When i first installed nfs hot pursuit demo or full version
it was running nice and also at 1024 resolution
I have direct x 9.0 c installed
i am running win 98 

Secound thing is when i run mm 2 with software renderer it has no problem but when i select S3 INC Savage/1Xw/MV  my screen flickers so much that i cant play the game

Please tell me the way to uninstall dircect X so i can reinstall it freshly

I have run S3 INC Savage driver setup once again and installed direct x 
once again the problem is not solved

actually When i first installed nfs hot pursuit demo or full version
it was running nice and also at 1024 resolution
I dont know now what when wrong

thanks


----------



## vysakh (Feb 27, 2005)

try changing the resolution


----------



## enoonmai (Feb 27, 2005)

Check the refresh rates you have set for your monitor by going to Display Properties>Settings>Advanced>Monitor>Screen Refresh Rate, if its set to 85 Hz or something like that, try lowering it and then playing it again.


----------



## ctrl_alt_del (Feb 27, 2005)

I thinks its the refresh rate thats the culprit.
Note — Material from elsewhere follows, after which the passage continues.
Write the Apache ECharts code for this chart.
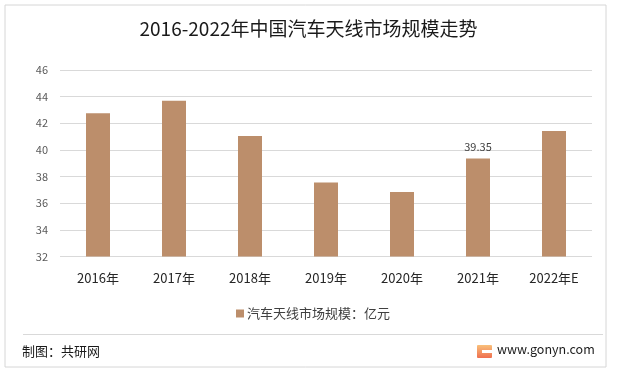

Follow Enoomai's suggestion.


----------



## AMITAGARWAL02 (Feb 28, 2005)

IN refresh rate setting  is only 
1 change to optimal 
2 default level 

i have change it but no help 
thanks for reply 

i dont know what setting i changed because i can run it nicely when i installed it 
thanks

i reinstalled nfs and directx

also tell me the way to uninstall direct x 

thanks


----------



## enoonmai (Feb 28, 2005)

You cannot uninstall DirectX, just reinstall it or apply a newer update.


----------



## AMITAGARWAL02 (Mar 5, 2005)

I have newer direct x 
direct x 9.0c 

thanks 
i reinstalled it

please anybody


----------



## AMITAGARWAL02 (Jun 7, 2005)

please transfer this in game section

and till now i cant play it 
screen flickers

thanks
if any new solution please


----------